With no job, why stick around in -30 Celsius winters? There is always churn in immigrant populations, and a weak labour market encourages the return to the home country.
A positive outlook for housing encourages the accumulation of condominiums by investors.
There is currently a large number of “trapped longs” in the condo market; there is a very large inventory of units that they will eventually have to sell.
Rising housing prices allows households to borrow against their home equity using home equity lines. This money is typically spent.
Falling prices will force the Canadian banks to pull back on credit lines. This will created a forced upward move in the Household Savings Rate.
Consumer credit losses are minimal.
As Hyman Minsky pointed out, it is difficult to generate credit losses when lending against assets that are rising in price. The impact of weakening credit standards are not apparent until the bubble bursts. Sub-prime lending was the “secret sauce” for American financial sector profitability pre-2008. Since then, not so much.
Housing turnover generates equity extraction via households leaving the housing market. Older households use this money to fund retirement spending.
Lower home sales reduces the ability of the older generation to “cash out” their housing wealth, which generates precautionary spending cutbacks.
Strong consumer spending creates jobs in Retail. There has been considerable additions to retail capacity, in addition to housing units.
Retail and Restaurants will be forced to retrench as consumers cut back, hitting another two labour-intensive sectors.
A considerable portion of Canadian manufacturing involves production of construction materials approved for local housing standards. (The only non-food, non-Auto goods produced in Canada that I run into when shopping are in the hardware store.)
Less construction means less investment by Canadian construction materials manufacturers (investment being both capital expenditure and inventory building).
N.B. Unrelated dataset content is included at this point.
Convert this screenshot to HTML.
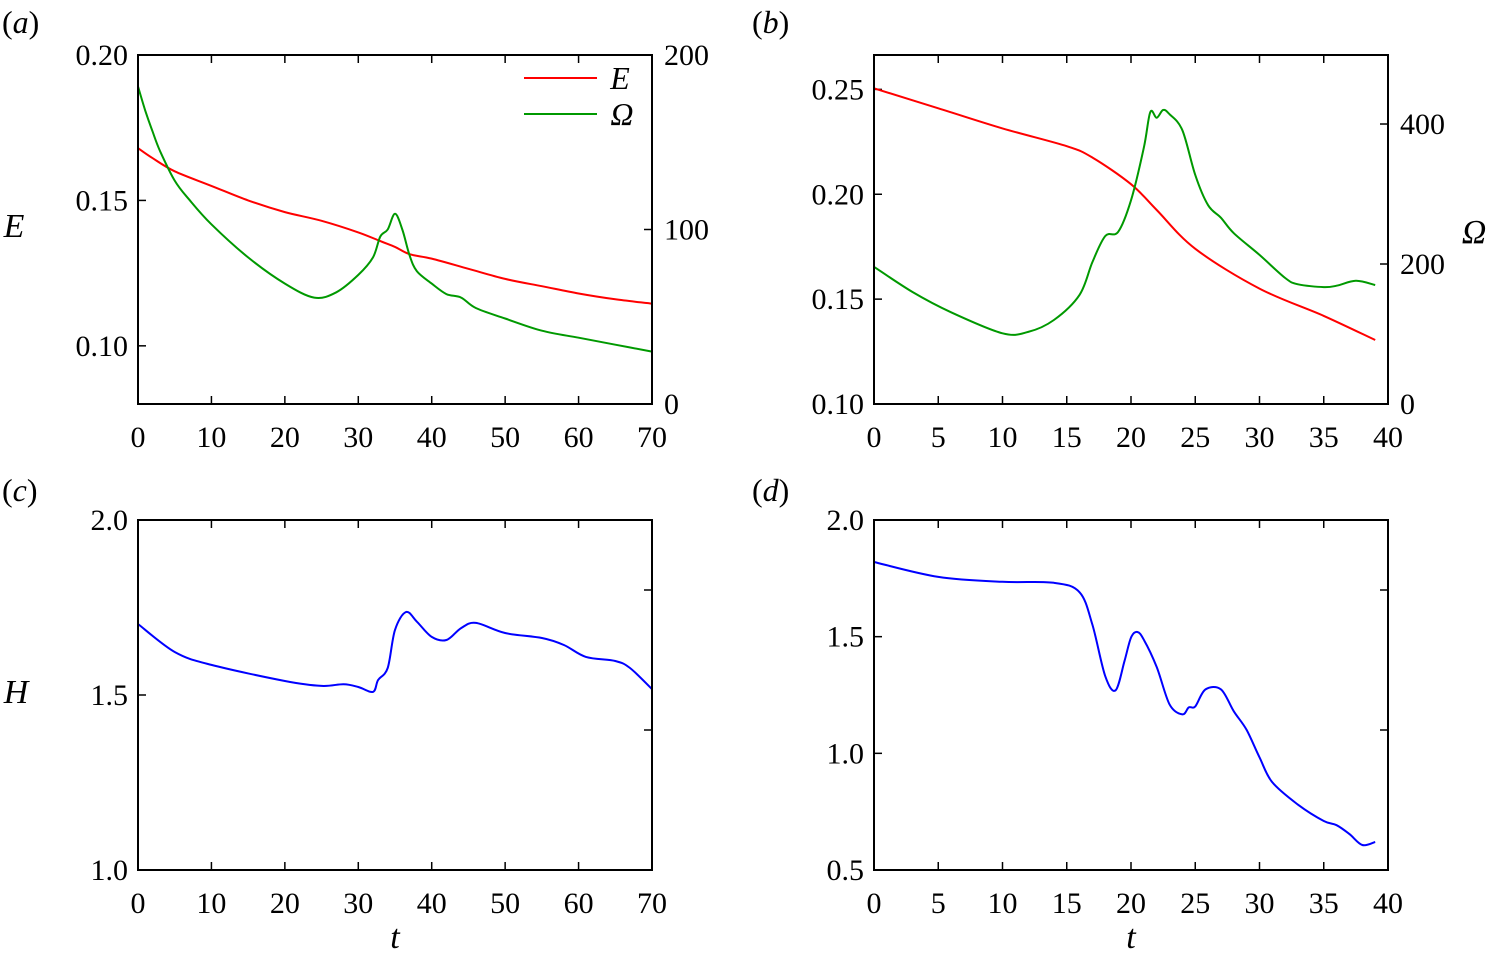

The self-reinforcing nature of the current equilibrium has kept the Canadian economy growing, even though the parallels with the situation in the United States have been drawn for years. However, housing construction has moved from larger single family housing units towards condominiums. There is not a lot of good quality housing data available in Canada, but it seems almost certain that an increasing number of these condo units are being held in inventory by investors. This condo inventory probably represents a negative carry position for these investors in aggregate. The Greater Fool blog by Garth Turner analyses of good portion of what data are available.
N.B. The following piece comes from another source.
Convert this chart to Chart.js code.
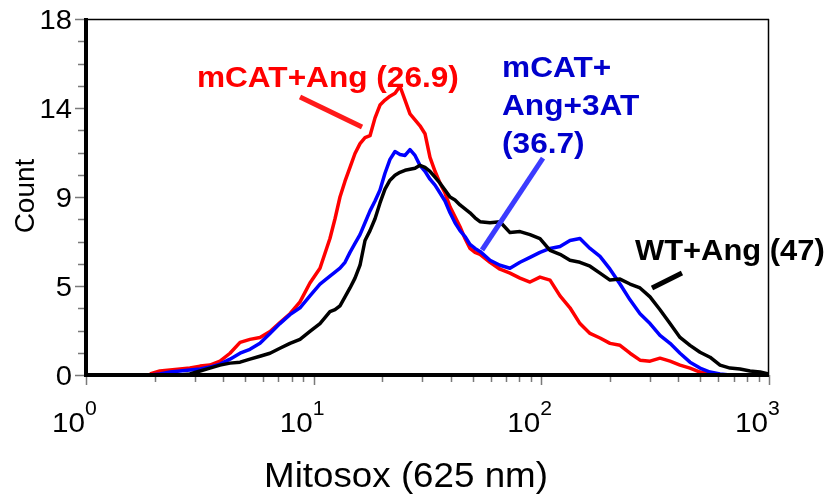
<!DOCTYPE html>
<html>
<head>
<meta charset="utf-8">
<script src="https://cdn.jsdelivr.net/npm/chart.js@4"></script>
<style>
html,body{margin:0;padding:0;background:#fff;}
canvas{display:block;}
</style>
</head>
<body>
<canvas id="c" width="834" height="497"></canvas>
<script>
// ---- data ----
const mitosox = [1.91,2.11,2.34,2.59,2.86,3.17,3.50,3.88,4.29,4.75,5.25,5.81,6.43,7.11,7.87,8.71,9.63,10.66,11.79,
  12.41,13.05,13.73,14.44,15.19,15.98,16.81,17.68,18.60,19.56,20.57,21.64,22.77,23.94,25.19,26.49,27.87,29.31,30.83,32.43,34.12,35.89,37.75,39.71,41.77,43.93,46.21,48.61,51.13,53.78,
  59.51,65.84,72.84,80.60,89.18,98.65,109.2,120.8,133.6,147.8,163.6,181.0,200.3,221.6,245.2,271.3,300.2,332.1,367.5,406.6,449.8,497.7,550.7,609.3,674.3,746.0,825.4,913.3,1000];

const mcatAng = [0.05,0.2,0.25,0.3,0.35,0.45,0.5,0.7,1.1,1.65,1.8,1.9,2.2,2.65,3.1,3.7,4.65,5.4,6.9,
  7.9,9.0,9.8,10.5,11.2,11.7,12.0,12.1,13.0,13.65,13.9,14.1,14.25,14.6,13.9,13.2,12.9,12.6,12.2,11.0,10.3,9.7,9.2,8.5,8.0,7.5,6.9,6.4,6.2,6.1,
  5.7,5.35,5.15,4.9,4.7,4.95,4.8,4.0,3.4,2.6,2.1,1.87,1.6,1.5,1.1,0.75,0.7,0.85,0.7,0.5,0.35,0.15,0.05,0,0,0,0,0,0];

const mcatAng3AT = [0,0.05,0.15,0.2,0.25,0.3,0.4,0.55,0.8,1.1,1.3,1.6,2.1,2.6,3.05,3.4,4.0,4.6,5.0,
  5.2,5.4,5.7,6.2,6.65,7.1,7.7,8.3,8.8,9.35,10.2,10.9,11.3,11.15,11.1,11.4,11.1,10.6,10.3,9.9,9.6,9.2,8.8,8.2,7.7,7.3,7.0,6.6,6.4,6.25,
  5.8,5.55,5.4,5.7,5.95,6.2,6.4,6.5,6.8,6.9,6.4,6.0,5.35,4.6,3.8,3.1,2.6,2.0,1.6,1.1,0.65,0.35,0.15,0.05,0,0,0,0,0];

const wtAng = [0,0,0,0,0.05,0.2,0.35,0.5,0.6,0.65,0.8,0.95,1.1,1.35,1.6,1.8,2.2,2.6,3.2,
  3.3,3.5,3.95,4.4,4.9,5.55,6.8,7.3,7.9,8.7,9.4,9.85,10.1,10.25,10.35,10.4,10.45,10.6,10.5,10.3,10.0,9.7,9.35,9.0,8.85,8.6,8.4,8.2,7.95,7.75,
  7.7,7.75,7.2,7.25,7.1,6.9,6.3,6.1,5.8,5.7,5.5,5.15,4.8,4.85,4.6,4.4,3.95,3.3,2.6,1.9,1.5,1.15,0.9,0.5,0.35,0.3,0.2,0.15,0.05];

const yTicks = [0, 4.5, 9, 13.5, 18];
const yTickLabels = ['0', '5', '9', '14', '18'];
const yMinorStep = 1.125;
const xTicks = [1, 10, 100, 1000];
const xTickExponents = ['0', '1', '2', '3'];

const xTitle = 'Mitosox (625 nm)';
const yTitle = 'Count';

// annotation anchors in data coordinates
const labelRed = { lines: ['mCAT+Ang (26.9)'], x: 3.07, y: 14.56 };
const labelBlue = { lines: ['mCAT+', 'Ang+3AT', '(36.7)'], x: 67.2, y: 15.07 };
const labelBlack = { lines: ['WT+Ang (47)'], x: 257.9, y: 5.81 };
const pointerRed = [[8.71, 14.05], [16.31, 12.54]];
const pointerBlue = [[101.7, 10.97], [54.9, 6.32]];
const pointerBlack = [[414.7, 5.16], [306.3, 4.40]];

// ---- drawing ----
const FONT = "'Liberation Sans', Arial, Helvetica, sans-serif";

function pts(ys) { return mitosox.map((x, i) => ({ x: x, y: ys[i] })); }

function drawText(ctx, s, px, py, font, color, align, sx) {
  ctx.save();
  ctx.font = font;
  ctx.fillStyle = color;
  ctx.textAlign = align;
  ctx.textBaseline = 'alphabetic';
  ctx.translate(px, py);
  ctx.scale(sx, 1);
  ctx.fillText(s, 0, 0);
  ctx.restore();
}

const framePlugin = {
  id: 'frame',
  afterDraw(chart) {
    const ctx = chart.ctx;
    const a = chart.chartArea;
    const xs = chart.scales.x, ys = chart.scales.y;
    ctx.save();

    // ticks (grey)
    ctx.strokeStyle = '#7a7a7a';
    ctx.lineWidth = 1.5;
    ctx.beginPath();
    for (let v = 0; v <= 18.0001; v += yMinorStep) {
      const py = Math.round(ys.getPixelForValue(v)) + 0.5;
      const major = yTicks.some(t => Math.abs(t - v) < 1e-6);
      ctx.moveTo(a.left - (major ? 11 : 8), py);
      ctx.lineTo(a.left, py);
    }
    for (let d = 0; d < 3; d++) {
      for (let k = 1; k <= 10; k++) {
        const v = k * Math.pow(10, d);
        const px = Math.round(xs.getPixelForValue(v)) + 0.5;
        const major = (k === 1 || k === 10);
        ctx.moveTo(px, a.bottom);
        ctx.lineTo(px, a.bottom + (major ? 10 : 7));
      }
    }
    ctx.stroke();

    // frame
    ctx.strokeStyle = '#000';
    ctx.lineWidth = 1.5;
    ctx.beginPath();
    ctx.moveTo(a.left, a.top + 0.5); ctx.lineTo(a.right, a.top + 0.5);
    ctx.moveTo(a.right - 0.5, a.top); ctx.lineTo(a.right - 0.5, a.bottom);
    ctx.stroke();
    ctx.lineWidth = 4;
    ctx.beginPath();
    ctx.moveTo(a.left, a.top - 1); ctx.lineTo(a.left, a.bottom + 2);
    ctx.moveTo(a.left - 2, a.bottom); ctx.lineTo(a.right, a.bottom);
    ctx.stroke();

    // y tick labels
    yTicks.forEach((t, i) => {
      const py = ys.getPixelForValue(t);
      drawText(ctx, yTickLabels[i], a.left - 14, py + 10, '27px ' + FONT, '#000', 'right', 1.08);
    });
    // x tick labels 10^n
    xTicks.forEach((t, i) => {
      const px = xs.getPixelForValue(t);
      drawText(ctx, '10', px - 1, a.bottom + 57, '28px ' + FONT, '#000', 'right', 1.06);
      drawText(ctx, xTickExponents[i], px - 1, a.bottom + 40, '20px ' + FONT, '#000', 'left', 1.06);
    });

    // axis titles
    drawText(ctx, xTitle, 406, 487, '35px ' + FONT, '#000', 'center', 1.05);
    ctx.save();
    ctx.translate(34, 196);
    ctx.rotate(-Math.PI / 2);
    drawText(ctx, yTitle, 0, 0, '28px ' + FONT, '#000', 'center', 1.0);
    ctx.restore();

    // pointer lines
    function pointer(p, color) {
      ctx.strokeStyle = color;
      ctx.lineWidth = 5;
      ctx.lineCap = 'butt';
      ctx.beginPath();
      ctx.moveTo(xs.getPixelForValue(p[0][0]), ys.getPixelForValue(p[0][1]));
      ctx.lineTo(xs.getPixelForValue(p[1][0]), ys.getPixelForValue(p[1][1]));
      ctx.stroke();
    }
    pointer(pointerRed, '#ff1a1a');
    pointer(pointerBlue, '#3b3bff');
    pointer(pointerBlack, '#000');

    // annotation labels
    function label(L, color, size, sx, lh) {
      const px = xs.getPixelForValue(L.x);
      const py = ys.getPixelForValue(L.y);
      L.lines.forEach((s, i) => {
        drawText(ctx, s, px, py + i * lh, 'bold ' + size + 'px ' + FONT, color, 'left', sx);
      });
    }
    label(labelRed, '#ff0000', 29, 1.09, 38);
    label(labelBlue, '#0000cc', 29, 1.09, 38);
    label(labelBlack, '#000', 30, 1.03, 38);

    ctx.restore();
  }
};

new Chart(document.getElementById('c'), {
  type: 'line',
  data: {
    datasets: [
      { label: 'WT+Ang', data: pts(wtAng), borderColor: '#000000', borderWidth: 3.5, order: 1 },
      { label: 'mCAT+Ang+3AT', data: pts(mcatAng3AT), borderColor: '#0000ff', borderWidth: 3.5, order: 2 },
      { label: 'mCAT+Ang', data: pts(mcatAng), borderColor: '#ff0000', borderWidth: 3.5, order: 3 }
    ]
  },
  options: {
    responsive: false,
    animation: false,
    devicePixelRatio: 1,
    elements: {
      line: { borderWidth: 3.5, tension: 0, fill: false, borderJoinStyle: 'round' },
      point: { radius: 0, hoverRadius: 0 }
    },
    layout: { padding: { top: 19, right: 65, left: 0, bottom: 0 } },
    plugins: { legend: { display: false }, tooltip: { enabled: false } },
    scales: {
      x: {
        type: 'logarithmic', min: 1, max: 1000,
        ticks: { display: false }, grid: { display: false }, border: { display: false },
        afterFit(s) { s.height = 122; }
      },
      y: {
        type: 'linear', min: 0, max: 18,
        ticks: { display: false }, grid: { display: false }, border: { display: false },
        afterFit(s) { s.width = 86; }
      }
    }
  },
  plugins: [framePlugin]
});
</script>
</body>
</html>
This condo inventory accumulation represents the weak link in the current equilibrium: condo investors are putting increasing amounts of their capital at risk in order to subsidise the ongoing growth of the Canadian economy. This is a recurrent pattern among investors, but eventually investors hit their capacity to finance the accumulation of negative carry assets.

In upcoming entries, I will discuss the timing of when a change of equilibrium could occur, and the implications of the change of equilibrium.


* Both cases of self-reinforcing growth and self-reinforcing weakness are examples of positive feedback. The role of automatic stabilisers (largely generated by the Welfare State) represents negative feedback, as they damp oscillations. Many commentators incorrectly term the growth-reinforcing effects as a “positive feedback loop”, and a downward spiral as a “negative feedback loop”, based on the verbal connotations of “positive” and “negative”. As an ex-Control Systems engineer, this bugs me.